One additional thing to note is that this helps to enforce the mindset of "don't use setuid scripts." There are many reasons why we want to avoid them, not the least of which is because people can find TONS of ways to inject execution into your setuid script without you even knowing it.

-Aaron

jazzmo · 08-23-2011, 09:36 AM

Hi,

I finally found the answer to the question:

i downloaded the bash source and grepped geteuid

Code:

grep -r getuid bash-3.01

two hits were found. One in ./shell.c another in ./lib/intl/dcigettext.c
after replacing the occurences with geteuid it just worked fine.

Thanks for helping.

Noway2 · 08-23-2011, 07:13 PM

Jazzmo, would you please elaborate on your approach. I don't mean to offend, but modifying the bash source code without performing some serious regression testing might be a really good way to open up some vulnerabilities.

I might also suggest that you take a look at this link: http://www.tuxation.com/setuid-on-shell-scripts.html
I am reasonably certain that it is the one that I used when I was experimenting with setuid and had the same problem that I think you are running into.

jazzmo · 08-24-2011, 01:14 AM

Quote:

Originally Posted by Noway2

Jazzmo, would you please elaborate on your approach. I don't mean to offend, but modifying the bash source code without performing some serious regression testing might be a really good way to open up some vulnerabilities.

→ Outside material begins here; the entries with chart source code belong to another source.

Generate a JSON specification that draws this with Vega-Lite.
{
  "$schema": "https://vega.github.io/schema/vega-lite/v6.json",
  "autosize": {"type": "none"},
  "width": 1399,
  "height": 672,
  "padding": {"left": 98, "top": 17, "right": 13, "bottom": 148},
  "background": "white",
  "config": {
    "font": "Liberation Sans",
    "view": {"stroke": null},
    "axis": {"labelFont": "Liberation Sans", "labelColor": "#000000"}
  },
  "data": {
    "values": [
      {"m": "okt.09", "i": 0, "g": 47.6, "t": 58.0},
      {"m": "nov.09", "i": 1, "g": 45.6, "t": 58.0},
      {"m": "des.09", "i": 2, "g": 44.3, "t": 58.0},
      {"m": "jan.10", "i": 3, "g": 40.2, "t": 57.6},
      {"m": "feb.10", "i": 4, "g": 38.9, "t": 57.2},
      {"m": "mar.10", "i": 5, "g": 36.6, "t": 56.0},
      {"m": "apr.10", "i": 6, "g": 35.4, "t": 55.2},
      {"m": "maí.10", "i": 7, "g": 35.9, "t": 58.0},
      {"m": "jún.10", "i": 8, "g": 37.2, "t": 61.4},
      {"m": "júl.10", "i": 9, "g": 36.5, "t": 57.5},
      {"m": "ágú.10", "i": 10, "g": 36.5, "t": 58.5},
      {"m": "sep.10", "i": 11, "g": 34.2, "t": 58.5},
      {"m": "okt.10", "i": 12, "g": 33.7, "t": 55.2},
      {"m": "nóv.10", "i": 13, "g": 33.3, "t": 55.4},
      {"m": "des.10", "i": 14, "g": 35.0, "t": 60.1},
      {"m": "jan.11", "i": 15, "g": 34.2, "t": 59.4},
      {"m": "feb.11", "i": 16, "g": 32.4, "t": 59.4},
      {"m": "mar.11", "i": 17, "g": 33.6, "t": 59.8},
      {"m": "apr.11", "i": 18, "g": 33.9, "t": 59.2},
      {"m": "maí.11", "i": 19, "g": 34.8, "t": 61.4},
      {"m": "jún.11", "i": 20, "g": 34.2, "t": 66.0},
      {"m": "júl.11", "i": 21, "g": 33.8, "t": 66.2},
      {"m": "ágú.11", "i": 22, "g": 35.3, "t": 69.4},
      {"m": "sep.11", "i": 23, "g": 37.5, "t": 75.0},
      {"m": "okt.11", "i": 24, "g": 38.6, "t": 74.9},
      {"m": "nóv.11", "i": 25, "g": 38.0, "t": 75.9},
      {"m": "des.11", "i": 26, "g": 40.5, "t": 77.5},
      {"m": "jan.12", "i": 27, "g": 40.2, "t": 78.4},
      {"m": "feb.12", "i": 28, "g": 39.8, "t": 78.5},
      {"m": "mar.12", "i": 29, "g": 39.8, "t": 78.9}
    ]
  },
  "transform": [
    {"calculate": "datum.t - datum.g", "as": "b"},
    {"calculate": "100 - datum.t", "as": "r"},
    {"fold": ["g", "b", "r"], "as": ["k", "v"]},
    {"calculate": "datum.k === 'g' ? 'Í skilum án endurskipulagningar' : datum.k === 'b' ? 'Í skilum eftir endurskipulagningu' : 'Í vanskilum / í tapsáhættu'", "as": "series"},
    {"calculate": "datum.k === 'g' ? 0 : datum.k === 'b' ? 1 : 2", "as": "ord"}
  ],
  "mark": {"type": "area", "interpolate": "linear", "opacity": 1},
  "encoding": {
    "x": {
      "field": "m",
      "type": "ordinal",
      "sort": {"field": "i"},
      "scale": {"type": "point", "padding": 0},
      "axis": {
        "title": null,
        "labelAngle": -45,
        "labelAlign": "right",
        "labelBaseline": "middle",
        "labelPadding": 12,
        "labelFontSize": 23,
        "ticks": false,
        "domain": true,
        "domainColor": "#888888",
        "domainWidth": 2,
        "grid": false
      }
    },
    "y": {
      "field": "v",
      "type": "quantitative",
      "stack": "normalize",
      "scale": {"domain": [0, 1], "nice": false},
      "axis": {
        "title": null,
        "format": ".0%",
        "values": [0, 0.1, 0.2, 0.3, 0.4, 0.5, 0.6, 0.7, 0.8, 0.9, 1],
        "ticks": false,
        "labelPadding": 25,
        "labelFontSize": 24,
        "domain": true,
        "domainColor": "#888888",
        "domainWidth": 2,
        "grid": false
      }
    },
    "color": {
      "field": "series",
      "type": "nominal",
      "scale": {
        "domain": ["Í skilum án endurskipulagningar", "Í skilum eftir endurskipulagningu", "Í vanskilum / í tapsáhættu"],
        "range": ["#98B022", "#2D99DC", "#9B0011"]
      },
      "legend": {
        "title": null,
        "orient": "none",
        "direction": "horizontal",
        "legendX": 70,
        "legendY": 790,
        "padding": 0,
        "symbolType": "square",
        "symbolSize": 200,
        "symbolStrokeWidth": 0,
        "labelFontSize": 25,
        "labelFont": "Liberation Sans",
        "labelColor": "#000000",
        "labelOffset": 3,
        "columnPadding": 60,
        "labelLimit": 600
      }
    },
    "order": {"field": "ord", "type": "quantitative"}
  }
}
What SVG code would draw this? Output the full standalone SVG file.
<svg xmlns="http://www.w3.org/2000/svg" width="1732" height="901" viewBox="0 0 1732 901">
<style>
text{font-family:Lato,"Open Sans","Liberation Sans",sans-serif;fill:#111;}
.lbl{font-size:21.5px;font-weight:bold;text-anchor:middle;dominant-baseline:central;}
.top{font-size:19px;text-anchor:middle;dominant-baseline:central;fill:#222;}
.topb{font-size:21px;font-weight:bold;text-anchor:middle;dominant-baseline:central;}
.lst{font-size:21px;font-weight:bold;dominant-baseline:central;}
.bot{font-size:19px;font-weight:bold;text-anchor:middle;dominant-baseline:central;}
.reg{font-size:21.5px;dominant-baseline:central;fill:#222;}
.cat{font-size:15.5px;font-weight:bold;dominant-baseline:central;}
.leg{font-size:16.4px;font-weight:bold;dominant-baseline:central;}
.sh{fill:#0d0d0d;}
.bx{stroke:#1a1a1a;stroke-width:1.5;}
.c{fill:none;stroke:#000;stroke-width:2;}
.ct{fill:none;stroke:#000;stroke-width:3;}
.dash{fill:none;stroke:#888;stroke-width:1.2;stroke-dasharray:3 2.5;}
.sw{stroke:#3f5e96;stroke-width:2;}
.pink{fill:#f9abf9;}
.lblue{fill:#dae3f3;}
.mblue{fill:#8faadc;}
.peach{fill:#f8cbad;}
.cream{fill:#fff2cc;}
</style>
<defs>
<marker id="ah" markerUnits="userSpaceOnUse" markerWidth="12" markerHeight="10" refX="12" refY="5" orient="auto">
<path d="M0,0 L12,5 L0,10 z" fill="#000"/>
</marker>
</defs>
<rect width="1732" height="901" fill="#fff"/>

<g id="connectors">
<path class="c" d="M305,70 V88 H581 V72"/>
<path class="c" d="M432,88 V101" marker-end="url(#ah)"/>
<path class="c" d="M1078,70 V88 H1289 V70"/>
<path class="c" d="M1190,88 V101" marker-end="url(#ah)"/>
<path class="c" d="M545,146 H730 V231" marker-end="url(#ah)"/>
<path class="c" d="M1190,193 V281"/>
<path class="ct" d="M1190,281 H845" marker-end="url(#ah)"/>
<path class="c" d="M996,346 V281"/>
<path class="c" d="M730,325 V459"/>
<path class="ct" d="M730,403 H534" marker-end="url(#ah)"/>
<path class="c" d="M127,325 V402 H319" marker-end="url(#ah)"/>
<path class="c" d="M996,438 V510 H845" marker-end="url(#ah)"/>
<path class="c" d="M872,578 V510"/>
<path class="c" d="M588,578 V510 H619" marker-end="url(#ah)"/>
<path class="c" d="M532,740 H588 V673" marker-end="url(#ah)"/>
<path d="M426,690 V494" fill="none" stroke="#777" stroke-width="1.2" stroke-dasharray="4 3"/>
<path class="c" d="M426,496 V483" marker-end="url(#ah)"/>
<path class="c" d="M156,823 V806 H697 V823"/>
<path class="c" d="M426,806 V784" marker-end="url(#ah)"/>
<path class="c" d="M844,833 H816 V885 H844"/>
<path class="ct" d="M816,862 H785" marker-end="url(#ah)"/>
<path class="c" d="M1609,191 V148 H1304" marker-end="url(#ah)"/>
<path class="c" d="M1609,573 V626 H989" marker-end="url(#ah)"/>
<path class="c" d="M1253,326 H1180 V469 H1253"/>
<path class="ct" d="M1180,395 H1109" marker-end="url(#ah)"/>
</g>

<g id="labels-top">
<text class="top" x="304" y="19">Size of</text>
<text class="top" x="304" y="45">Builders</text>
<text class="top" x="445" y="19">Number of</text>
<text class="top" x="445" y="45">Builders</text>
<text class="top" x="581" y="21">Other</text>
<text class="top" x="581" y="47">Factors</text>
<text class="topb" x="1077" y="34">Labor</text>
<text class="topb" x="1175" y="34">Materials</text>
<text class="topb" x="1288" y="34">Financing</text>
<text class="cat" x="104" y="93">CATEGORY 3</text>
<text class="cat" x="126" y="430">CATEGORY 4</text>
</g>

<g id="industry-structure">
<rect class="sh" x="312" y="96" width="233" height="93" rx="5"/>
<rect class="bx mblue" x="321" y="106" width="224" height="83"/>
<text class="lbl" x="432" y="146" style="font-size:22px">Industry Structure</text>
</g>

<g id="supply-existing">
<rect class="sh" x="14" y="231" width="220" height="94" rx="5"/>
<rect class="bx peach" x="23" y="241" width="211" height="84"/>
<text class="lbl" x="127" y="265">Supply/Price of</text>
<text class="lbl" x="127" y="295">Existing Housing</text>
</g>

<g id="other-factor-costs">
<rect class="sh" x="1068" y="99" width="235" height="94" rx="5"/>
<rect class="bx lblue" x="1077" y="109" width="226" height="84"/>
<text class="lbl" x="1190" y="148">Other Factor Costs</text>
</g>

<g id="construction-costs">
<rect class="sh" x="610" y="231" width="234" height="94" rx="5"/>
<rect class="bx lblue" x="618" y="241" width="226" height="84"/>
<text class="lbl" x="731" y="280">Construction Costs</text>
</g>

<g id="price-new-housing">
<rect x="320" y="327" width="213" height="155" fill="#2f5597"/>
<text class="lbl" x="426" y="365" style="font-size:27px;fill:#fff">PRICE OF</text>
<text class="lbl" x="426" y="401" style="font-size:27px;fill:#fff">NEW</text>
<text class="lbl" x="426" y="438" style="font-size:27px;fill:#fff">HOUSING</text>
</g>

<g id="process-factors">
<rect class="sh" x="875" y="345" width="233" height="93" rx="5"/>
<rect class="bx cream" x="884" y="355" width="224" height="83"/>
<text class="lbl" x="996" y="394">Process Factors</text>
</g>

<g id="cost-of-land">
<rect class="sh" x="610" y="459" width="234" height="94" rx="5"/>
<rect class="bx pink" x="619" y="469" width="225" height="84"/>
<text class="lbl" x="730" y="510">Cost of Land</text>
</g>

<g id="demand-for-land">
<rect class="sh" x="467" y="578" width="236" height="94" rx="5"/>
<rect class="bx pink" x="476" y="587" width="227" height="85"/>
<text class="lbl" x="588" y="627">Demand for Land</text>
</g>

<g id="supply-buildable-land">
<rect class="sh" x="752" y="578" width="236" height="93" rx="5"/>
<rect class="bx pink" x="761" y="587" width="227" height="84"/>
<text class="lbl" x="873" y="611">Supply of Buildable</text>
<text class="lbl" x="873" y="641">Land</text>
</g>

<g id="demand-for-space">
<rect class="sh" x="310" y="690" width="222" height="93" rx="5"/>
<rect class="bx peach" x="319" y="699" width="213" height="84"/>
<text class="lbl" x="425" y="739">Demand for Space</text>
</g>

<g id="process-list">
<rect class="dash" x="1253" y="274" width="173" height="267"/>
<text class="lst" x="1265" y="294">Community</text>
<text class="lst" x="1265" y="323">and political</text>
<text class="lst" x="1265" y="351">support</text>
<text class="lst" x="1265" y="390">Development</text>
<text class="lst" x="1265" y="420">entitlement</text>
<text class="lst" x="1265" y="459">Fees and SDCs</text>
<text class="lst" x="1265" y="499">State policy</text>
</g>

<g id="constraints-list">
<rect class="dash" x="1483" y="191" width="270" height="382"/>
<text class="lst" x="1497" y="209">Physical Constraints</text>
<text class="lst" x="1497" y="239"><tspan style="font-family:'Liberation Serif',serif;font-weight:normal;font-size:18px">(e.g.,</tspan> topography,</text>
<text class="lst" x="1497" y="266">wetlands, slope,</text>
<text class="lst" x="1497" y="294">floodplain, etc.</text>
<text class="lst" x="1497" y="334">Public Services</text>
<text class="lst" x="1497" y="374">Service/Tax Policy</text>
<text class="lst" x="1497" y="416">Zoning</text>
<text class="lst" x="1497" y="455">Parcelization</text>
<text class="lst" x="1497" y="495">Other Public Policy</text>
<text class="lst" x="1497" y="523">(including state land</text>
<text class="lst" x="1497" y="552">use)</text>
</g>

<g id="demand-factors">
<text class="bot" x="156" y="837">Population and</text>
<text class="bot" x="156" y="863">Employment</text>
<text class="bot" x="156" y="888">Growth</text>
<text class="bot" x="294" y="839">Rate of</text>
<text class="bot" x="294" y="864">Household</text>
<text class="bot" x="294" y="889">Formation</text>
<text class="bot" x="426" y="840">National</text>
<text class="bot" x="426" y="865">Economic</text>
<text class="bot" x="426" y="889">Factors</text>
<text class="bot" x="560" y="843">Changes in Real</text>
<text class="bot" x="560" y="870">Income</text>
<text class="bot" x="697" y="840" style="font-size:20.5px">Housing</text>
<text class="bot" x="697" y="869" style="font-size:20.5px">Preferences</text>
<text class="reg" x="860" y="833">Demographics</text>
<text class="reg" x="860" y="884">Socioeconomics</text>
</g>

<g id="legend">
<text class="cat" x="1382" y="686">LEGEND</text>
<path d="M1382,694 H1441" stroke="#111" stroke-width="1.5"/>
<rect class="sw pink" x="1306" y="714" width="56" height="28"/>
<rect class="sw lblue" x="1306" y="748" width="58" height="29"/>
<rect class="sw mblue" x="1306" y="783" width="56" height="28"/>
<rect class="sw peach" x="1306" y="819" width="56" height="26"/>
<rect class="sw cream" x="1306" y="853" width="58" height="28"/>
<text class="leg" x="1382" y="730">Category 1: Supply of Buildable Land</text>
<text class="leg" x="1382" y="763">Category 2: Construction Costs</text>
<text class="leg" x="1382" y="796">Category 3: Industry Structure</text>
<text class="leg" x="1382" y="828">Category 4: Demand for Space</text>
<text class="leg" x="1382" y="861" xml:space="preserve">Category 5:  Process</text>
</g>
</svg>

I might also suggest that you take a look at this link: http://www.tuxation.com/setuid-on-shell-scripts.html
I am reasonably certain that it is the one that I used when I was experimenting with setuid and had the same problem that I think you are running into.

Hi Noway2,

as I wrote in the beginning, i'm experimenting with buffer overflows. Mostly they spawn a shell. I didn't understand how someone would get a root shell by exploiting a setuid executable. Now I understand that the shell itself prevents this, so the shellcode must do something different. If the process is run by root the exploit would result in a root shell. Of course I wouldn't weaken the security of my productive systems this way, although I also learned that this could be a simple backdoor too.

cheers

rodrifra · 08-25-2011, 03:42 AM

If you want to experiment and learn, try http://roothack.org/games/sirens/info first server is too simple, just privilege scalation. Sencond server is the interesting one, there you have to do buffer overflows, use string vulnerabilities and so on. I learnt a lot there.

jazzmo · 08-25-2011, 06:21 AM

On more note on this. Since /bin/dash isn't checking the uid it WILL spawn a root shell, so compared to bash it is less secure in my opinion.